Five of the cases relied upon by the State involve sexual acts against minors and the sixth case was a prosecution for murder resulting from a heinous rape from which the victim sustained fatal injuries. Moreover, no evidence was introduced regarding the amount of petroleum jelly in the jar, if any. The State does not cite, and we have been unable to find any cases holding that possession of a jar of petroleum jelly under the circumstances presented here is sufficient to support a conviction for attempted sexual assault, and we decline to so hold. (footnote: 3)
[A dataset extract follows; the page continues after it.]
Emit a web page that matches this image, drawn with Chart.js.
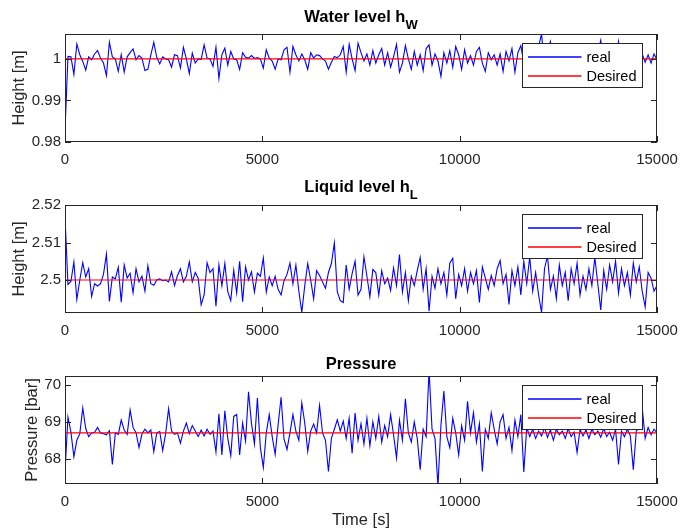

Additionally, when Officer Jordan first observed appellant, he was leaving complainant’s backyard and walking down the alley at a normal pace. In summing up the evidence, the State argued in its closing:
He comes to her house in camouflage, walks through her fence back and forth, back and forth, looking in windows until he finds the exact window that he wants to stand at, the window he has the best view. Hand up, looking in the window, the other one down by his pants.
He gratifies himself, what he wants to do, satisfies himself.
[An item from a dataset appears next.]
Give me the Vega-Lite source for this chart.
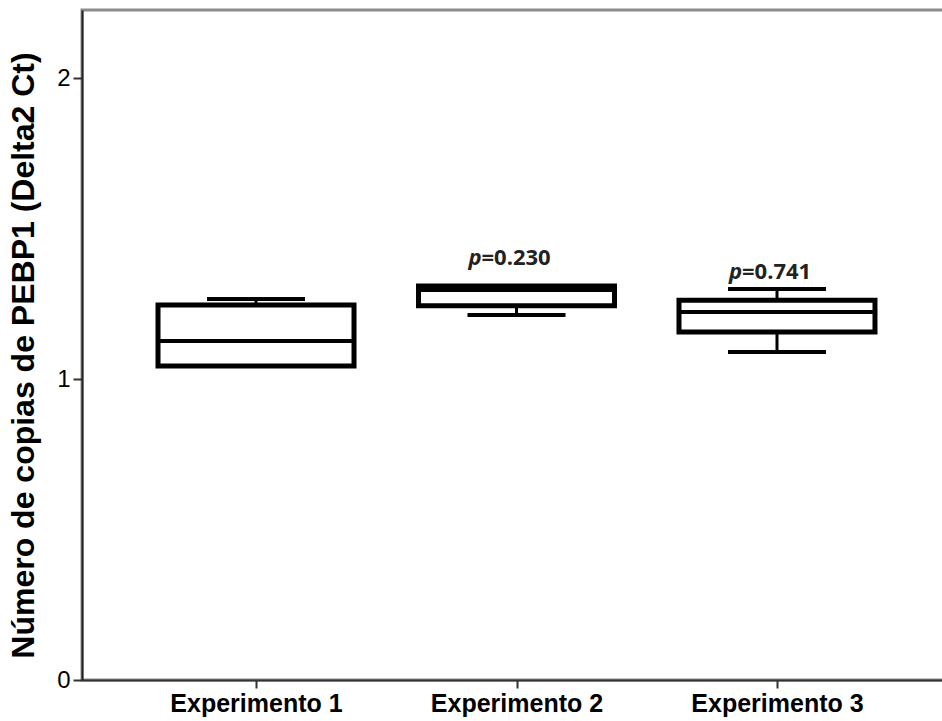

The record does not establish appellant committed an act amounting to more than mere preparation with the intention to enter complainant’s house to commit sexual assault. Proof of a culpable mental state generally relies upon circumstantial evidence and may be inferred from the circumstances under which the prohibited act occurred. Dillon v. State, 574 S.W.2d 92, 94 (Tex.Cr.App. 1978); Steinbach v. State, 979 S.W.2d 836, 842 (Tex.App.–Austin 1998, pet. ref’d). However, the circumstances in the underlying case do not establish that through his acts, words, or conduct, appellant had the requisite intent to enter complainant’s house to commit sexual assault. Thus, viewing the foregoing evidence in the light most favorable to the prosecution, we conclude it is insufficient for a rational trier of fact to have found beyond a reasonable doubt the elements of the charged offense. Accordingly, we hold the evidence is legally insufficient to support a conviction for attempted burglary of a habitation with intent to commit sexual assault. Having done so, we need not conduct a factual sufficiency review. Appellant’s sole issue is sustained.
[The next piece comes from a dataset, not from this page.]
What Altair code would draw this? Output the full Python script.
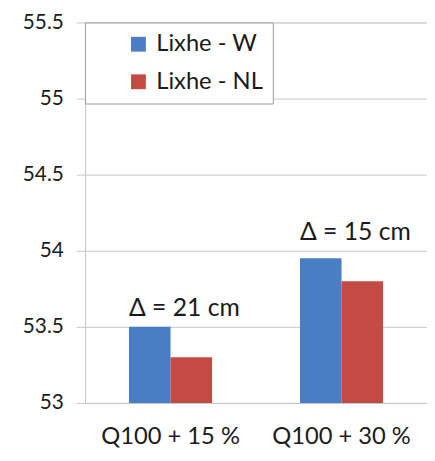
import altair as alt
import pandas as pd

categories = ["Q100 + 15 %", "Q100 + 30 %"]
series = ["Lixhe - W", "Lixhe - NL"]
values_w = [53.50, 53.95]
values_nl = [53.30, 53.80]
colors = ["#4A7EC4", "#C44A44"]

annot_cats = ["Q100 + 15 %", "Q100 + 30 %"]
annot_y = [53.62, 54.12]
annot_text = ["\u0394 = 21 cm", "\u0394 = 15 cm"]

rows = []
for c, w, n in zip(categories, values_w, values_nl):
    rows.append({"cat": c, "series": series[0], "value": w})
    rows.append({"cat": c, "series": series[1], "value": n})
df = pd.DataFrame(rows)
ann = pd.DataFrame({"cat": annot_cats, "y": annot_y, "label": annot_text})

FONT = "Lato"
TXT = "#1a1a1a"
GRID = "#c6c6c6"

xscale = alt.Scale(domain=categories, paddingInner=0.514, paddingOuter=0.257)
yscale = alt.Scale(domain=[53, 55.5], zero=False, nice=False)

bars = alt.Chart(df).mark_bar().encode(
    x=alt.X("cat:N", scale=xscale, sort=categories,
            axis=alt.Axis(title=None, labelAngle=0, ticks=False, labelPadding=22,
                          labelFontSize=24, labelFont=FONT, labelColor=TXT,
                          domainColor=GRID, grid=False)),
    xOffset=alt.XOffset("series:N", sort=series,
                        scale=alt.Scale(domain=series, paddingInner=0, paddingOuter=0)),
    y=alt.Y("value:Q", scale=yscale,
            axis=alt.Axis(title=None, values=[53, 53.5, 54, 54.5, 55, 55.5],
                          format="~g", labelFontSize=21, labelFont=FONT, labelColor=TXT,
                          tickSize=9, tickColor=GRID, domainColor=GRID, gridColor=GRID,
                          labelPadding=13)),
    y2=alt.datum(53),
    color=alt.Color("series:N", sort=series,
                    scale=alt.Scale(domain=series, range=colors),
                    legend=alt.Legend(title=None, orient="none", legendX=0, legendY=0,
                                      fillColor="white", strokeColor="#9a9a9a",
                                      padding=10, symbolType="square", symbolSize=225,
                                      symbolStrokeWidth=0, symbolOffset=32,
                                      labelFontSize=24, labelFont=FONT, labelColor=TXT,
                                      rowPadding=14, labelOffset=6)),
)

text = alt.Chart(ann).mark_text(align="left", baseline="middle", dx=-42,
                                fontSize=25, font=FONT, color=TXT).encode(
    x=alt.X("cat:N", scale=xscale, sort=categories),
    y=alt.Y("y:Q", scale=yscale),
    text="label:N",
)

chart = alt.layer(bars, text).properties(
    width=346, height=385,
    autosize=alt.AutoSizeParams(type="none"),
    padding={"left": 78, "top": 12, "right": 0, "bottom": 48},
).configure_view(stroke=None).configure(background="white")

chart.save("out.html", embed_options={"renderer": "svg", "actions": False})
We must now determine whether the evidence is sufficient to support a conviction for the lesser included offense of criminal trespass. See Collier v. State, 999 S.W.2d 779, 782 (Tex.Cr.App. 1999) (en banc) (holding that a court of appeals may reform a judgment of conviction to reflect conviction of a lesser included offense only if (1) the court finds that the evidence is insufficient to support conviction of the charged offense but sufficient to support conviction of the lesser included offense, and (2) the jury was instructed on the lesser included offense). A person commits criminal trespass if he remains on property . . . without the effective consent of the owner and had notice that the entry was forbidden. § 30.05(a)(1). Notice means fencing or other enclosure obviously designed to exclude intruders . . . . § 30.05(b)(2)(B).
Reyna testified complainant’s backyard was enclosed by a fence, and he observed appellant walking back and forth in the yard. Officer Jordan testified he observed appellant exiting that same backyard. Complainant and her mother both testified that appellant did not have permission to be in their yard or on their property. We conclude the evidence was sufficient to show appellant had notice that entry onto complainant’s property was forbidden and that he remained there without their consent. Thus, the evidence is sufficient to support a conviction for criminal trespass.
Accordingly, the judgment for attempted burglary of a habitation with intent to commit sexual assault is reformed to reflect conviction for the lesser included offense of criminal trespass and, as reformed, is affirmed; that portion of the judgment assessing punishment for the second degree felony of attempted burglary of a habitation with intent to commit sexual assault is reversed and the cause is remanded to the trial court for a new punishment hearing for conviction of the Class B misdemeanor of criminal trespass.
Don H. Reavis
Justice
Do not publish.
FOOTNOTES
1:
Tex. R. App. P. 47.2(a).
2:
S ee Perez v. State, 695 S.W.2d 51, 54 (Tex.App.–Corpus Christi 1985, no pet.) (reversing a conviction for attempted burglary and ordering an acquittal because there was no evidence to show beyond a reasonable doubt that the defendant was attempting to enter a building where he used a metal rod to pry brackets that supported an air conditioning unit built into the rear wall of a building).
3:
Cf. Johnson v. State, 633 S.W.2d 888, 889 (Tex.Cr.App. 1982) (holding evidence sufficient for attempted rape where the defendant held complainant from behind, pinned her arms down, grabbed her private parts, put his hand under her shirt, and grabbed her breast while saying “fuck” in a sensuous manner); Hackbarth v. State, 617 S.W.2d 944, 945 (Tex.Cr.App. 1981) (affirming an attempted rape conviction where the defendant entered a laundromat and ripped at complainant’s shirt, asked her to take her clothes off while his partially erect penis was protruding from his unzipped pants, and attempted to undo her pants); Walker v. State, 859 S.W.2d 566, 569 (Tex.App.–Waco 1993, pet. ref’d) (holding evidence sufficient for attempted sexual assault because the defendant’s actions constituted more than mere preparation where he ripped the front of complainant’s dress, beat her, dragged her into an alley, and touched her in “a personal place”); Lindsey v. State, 764 S.W.2d 376, 377 (Tex.App.–Texarkana 1989, no pet.) (affirming a conviction for attempted sexual assault where complainant’s stepfather, the defendant, fondled complainant’s breasts, stroked her vaginal area over her clothing, told her she was sexy, stated he “ought to f— her right then,” and threatened to kill her if she told anyone).